The earnings beat was driven by a combination of strong leasing activity and disciplined cost management. STAG signed 3.0 million square feet of operating portfolio leases in Q4 2025, a 23% increase over the same period in 2024, and reported a cash rent change of 16.3% and a straight‑line rent change of 27.4%. These gains in leasing spread and rent growth translated into a core FFO per share of $0.66 for the quarter, up 8.2% from $0.61 in 2024, and $2.55 for the year, a 6.3% rise from $2.40.
Management highlighted the company’s operational discipline, noting that “The Company generated strong operating results driven by heightened leasing activity, prudent capital allocation, and healthy Same Store Cash NOI growth. Our continued focus on financial and operational discipline provides a solid foundation for STAG in 2026.” CEO Bill Crooker added, “We are seeing real demand. We’re seeing tenants make decisions, lease space. We think that the market is going to flip, and when it starts to flip, it’s going to flip pretty quickly in the landlord’s favor.” CFO Matts Pinard confirmed the FFO figures, stating, “Core FFO per share was $0.66 for the quarter and $2.55 for the year, representing an increase of 6.3% as compared to 2024. Included in core FFO for the quarter are two one‑time items that contributed approximately $0.01 to core FFO per share.”

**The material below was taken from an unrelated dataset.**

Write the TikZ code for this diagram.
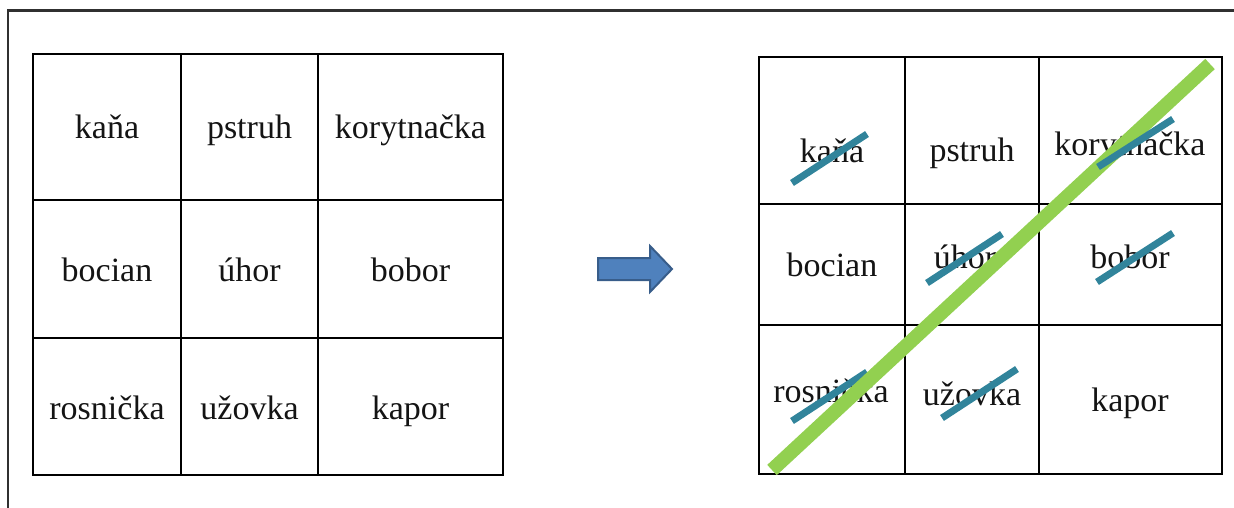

The company also completed seven acquisitions totaling $285.9 million, adding 2.24 million square feet to its portfolio. These strategic moves, combined with the leasing momentum, underpin STAG’s guidance for 2026, which projects core FFO per share between $2.60 and $2.64, a modest 2.0% to 3.5% increase from 2025. The guidance signals management’s confidence in sustaining growth amid a tightening supply environment and favorable rent dynamics.
Market reaction to the results was mixed; investors noted the significant earnings and revenue beats but also weighed valuation concerns. The company’s 4% dividend increase, the largest since 2014, was viewed as a positive sign of confidence in its cash‑flow generation and long‑term stability.
The earnings release underscores STAG Industrial’s continued operational strength and strategic focus on high‑quality, single‑tenant industrial assets, positioning the company for sustained growth in a market where supply constraints and tenant demand remain favorable.